Dramatisch und grandios
Für das Kostüm der „Königin der Nacht“ hatte sie gleich eine Idee: Ein dunkles Kleid mit ausladendem Rock und Schleppe. „Es musste dramatisch wirken.“ Der Schulteraufsatz mit Federkragen entstand im weiteren Entwicklungsprozess. Natürlich erscheinen der Vogelfänger Papageno und seine Papagena umhüllt mit unzähligen Federn. Und die drei Damen erhalten eine Corsage in Gold, Silber und Kupfer.
Das Herzblut und die Visionen der 29-Jährigen stecken in den Entwürfen von wallenden Roben und prächtigen Anzügen, die diesem zauberhaften Märchenstoff Glamour verleihen. „Ich kann bei der Umsetzung immer aus dem Vollen schöpfen: Es darf glitzern und funkeln, wo es nötig ist.“ Ob Kopfschmuck, Kleidung oder Accessoires – gerade die Kleinigkeiten geben für Raphaela Dürr den Ausschlag. „Ich liebe es einfach, und das macht den Look aus.“ Wie auch Hüte, die für die Kostümbildnerin das Outfit erst perfektionieren.
Um die zahlreichen Kostüme entwerfen zu können, braucht die studierte Modedesignerin ein Gefühl für die Rollen. Schon beim Lesen des Textbuchs macht sie sich Notizen, führt Vorgespräche mit Intendanz und Regie und holt sich auch übers Internet Ideen. Manches Teil, das genau den Vorstellungen entspricht, sei „von der Stange“ gekauft worden. Bei der „Zauberflöte“ trifft das etwa auf die Waldszene zu. Das Tanzensemble choreographiert Blumen, die man in einer Kostümwerkstatt entdeckte und dort in Auftrag gegeben hat.
Neben dem Federgewand für Papageno sei allerdings kaum etwas in der Werkstatt im Festspielhaus entstanden. Um die Näharbeiten zu beaufsichtigen, ist sie sogar nach Thailand gereist. Denn aufgrund der Mehrfachbesetzung der Rollen werden auch die Kostüme in mehreren Größen – passend für die Darsteller – ausgefertigt, wie ein Blick in den Kostümfundus früherer Produktionen zeigt. Das Fitting, also die Anprobe der Outfits, und Änderungen erfolgten schließlich in Füssen. Auch dann ist Raphaela Dürr immer dabei.

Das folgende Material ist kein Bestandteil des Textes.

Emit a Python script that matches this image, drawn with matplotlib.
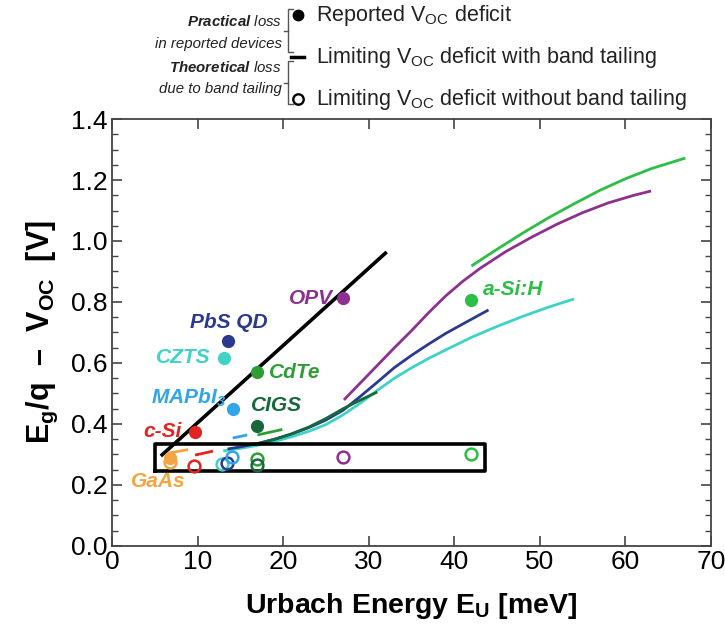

Neue Erfahrungen hat die Laudaerin im vergangenen Jahr gesammelt, als sie bei verschiedenen Filmproduktionen gearbeitet hat. Bei einer Serie, bei der auch Heiner Lauterbach vor der Kamera stand, war sie mit am Set. Sie liebt die Abwechslung, wenn sie sich in Neues „reinfuchsen“ darf. „Die Mischung macht’s, Bühne und Film haben jeweils ihre Vorzüge“, will sie sich nicht festlegen lassen – auch wenn sie sich eher als Kostümbildnerin sieht. „Viel Spaß gemacht“ hat ihr aber das Entwerfen und Schneidern von Brautkleidern, was sie schon mal „dazwischengeschoben“ hat.
Heimat geworden
Für das Festspielhaus Neuschwanstein hat Raphaela Dürr bereits mehrere Produktionen ausgestattet. Das Haus ist für sie ein Stück Heimat geworden – selbst wenn die letzten Monate etwas turbulent waren und viel Aufmerksamkeit und Kreativität gefordert haben. „Wir sind ein eingespieltes Team“, sagt sie dankbar, denn viel Arbeit laufe im Hintergrund. Und zur Entspannung kommt sie immer gerne zur Familie nach Lauda und genießt die Vorzüge des Taubertals.
Die Begeisterung der Zuschauer über die Aufführungen und vor allem für die Kostüme sorgt bei Raphaela Dürr für „ein bisschen Stolz“, sagt sie bescheiden. „Ich will einen Zauber erschaffen, pure Freude und Emotionen, damit der Zuschauer alles sonst vergessen kann.“ Mit den grandiosen Kostümen zur „Zauberflöte“ ist es ihr gelungen.